Repeating Patterns
Students encounter repeating patterns everywhere—from the alternating red and white stripes on the American flag to the 7-day weekly calendar cycle. Teaching pattern recognition builds logical thinking skills that transfer to advanced math concepts like modular arithmetic and periodic functions.
Why it matters
Repeating patterns form the foundation of mathematical thinking in algebra, geometry, and number theory. Students use pattern recognition when working with multiplication tables (the 2s pattern: 2, 4, 6, 8), understanding calendar systems (weekdays repeat every 7 days), and solving real-world scheduling problems. In architecture, patterns appear in tile designs where a 3-element motif repeats across 50 floor tiles. Musicians rely on repeating beats in 44 time signatures. Weather patterns help meteorologists predict seasonal changes using 365-day yearly cycles. These skills directly support Common Core algebraic thinking standards, where students analyze relationships and extend sequences. Pattern recognition also develops spatial reasoning used in geometry when students identify repeating tessellations or predict the 20th shape in a geometric sequence.

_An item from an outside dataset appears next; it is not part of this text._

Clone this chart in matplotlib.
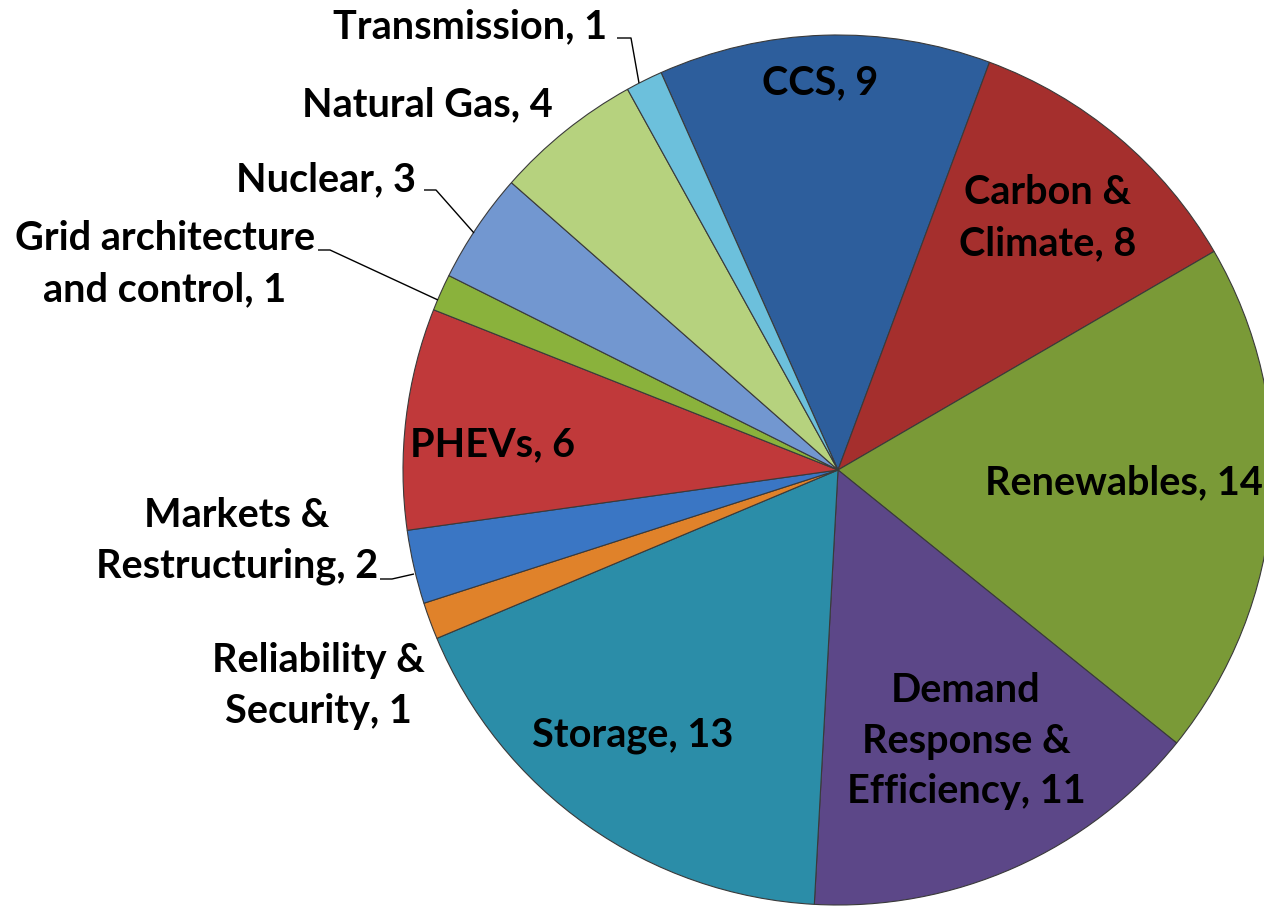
import matplotlib
matplotlib.use("Agg")
import matplotlib.pyplot as plt

categories = ["CCS", "Carbon &\nClimate", "Renewables", "Demand\nResponse &\nEfficiency",
              "Storage", "Reliability &\nSecurity", "Markets &\nRestructuring", "PHEVs",
              "Grid architecture\nand control", "Nuclear", "Natural Gas", "Transmission"]
values = [9, 8, 14, 11, 13, 1, 2, 6, 1, 3, 4, 1]
colors = ["#2D5E9C", "#A52F2D", "#7A9A37", "#5C4788", "#2B8DA8", "#E0822A",
          "#3A76C4", "#C0393A", "#8AB23C", "#7297D0", "#B6D27E", "#6CC0DC"]

W, H = 1264, 906
fig = plt.figure(figsize=(W / 100, H / 100), dpi=100)
ax = fig.add_axes([0, 0, 1, 1])

cx, cy, R = 838, H - 470, 435
wedges, _ = ax.pie(values, colors=colors, startangle=114, counterclock=False,
                   center=(cx, cy), radius=R, frame=True,
                   wedgeprops=dict(edgecolor="#3a3a3a", linewidth=0.8))
ax.set_xlim(0, W)
ax.set_ylim(0, H)
ax.set_aspect("equal")
ax.axis("off")

font = dict(family="Lato", fontweight="bold", fontsize=28.5, color="black",
            linespacing=1.45)

def lab(i, x, y, ha="center"):
    ax.text(x, H - y, f"{categories[i]}, {values[i]}", ha=ha, va="center",
            multialignment="center", **font)

lab(0, 820, 83)
lab(1, 1048, 218)
lab(2, 1124, 483)
lab(3, 966, 741)
lab(4, 633, 735)
lab(5, 318, 686)
lab(6, 237, 541)
lab(7, 493, 445)
lab(8, 165, 264)
lab(9, 416, 180, ha="right")
lab(10, 553, 105, ha="right")
lab(11, 607, 27, ha="right")

def leader(pts):
    xs = [p[0] for p in pts]
    ys = [H - p[1] for p in pts]
    ax.plot(xs, ys, color="black", linewidth=1.0, solid_capstyle="butt")

leader([(617, 38), (631, 38), (639, 83)])
leader([(424, 190), (436, 190), (474, 233)])
leader([(318, 250), (330, 250), (438, 300)])
leader([(380, 579), (392, 579), (414, 574)])

fig.savefig("out.png", dpi=100)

How to solve repeating patterns
Repeating Patterns
- Identify the repeating unit — the part that keeps coming back.
- Mark the start and end of one full cycle.
- Count the length of the cycle to find items at a given position.
- Use position divided by cycle length: the remainder tells you where in the cycle you are.
Example: A B C A B C ... The cycle is A B C (length 3). Position 10: 10 ÷ 3 = 3 remainder 1, so position 10 is A.
Worked examples
What comes next? Red, Blue, Red, Blue, ?
Answer: Red
- Identify the repeating unit → Red, Blue — The pattern alternates between Red and Blue.
- Determine what comes next → Red — After Blue, the next element is Red.
What comes next? Triangle, Circle, Square, Triangle, Circle, Square, Triangle, ?
Answer: Circle
- Identify the repeating unit → Triangle, Circle, Square — The pattern repeats every 3 elements: Triangle, Circle, Square.
- Find the next element → Circle — Position 8 in the pattern: (8) mod 3 tells us the next is Circle.
What comes next? 4, 6, 8, 4, 6, 8, 4, 6, ?
Answer: 8
- Look for a repeating group of numbers → 4, 6, 8 — The repeating unit is: 4, 6, 8. It repeats throughout the sequence.
- Determine the next number → 8 — After the partial unit [4, 6], the next number in the unit is 8.
Common mistakes
- Students count incorrectly when finding the nth element, writing position 8 in pattern ABC as B instead of using 8 ÷ 3 = 2 remainder 2, which gives C.
- Students identify only part of the repeating unit, seeing ABABC as AB repeating instead of recognizing the full 5-element cycle ABABC.
- Students confuse position counting with remainder results, stating that position 10 in pattern XYZ lands on element 1 instead of element 1 being X.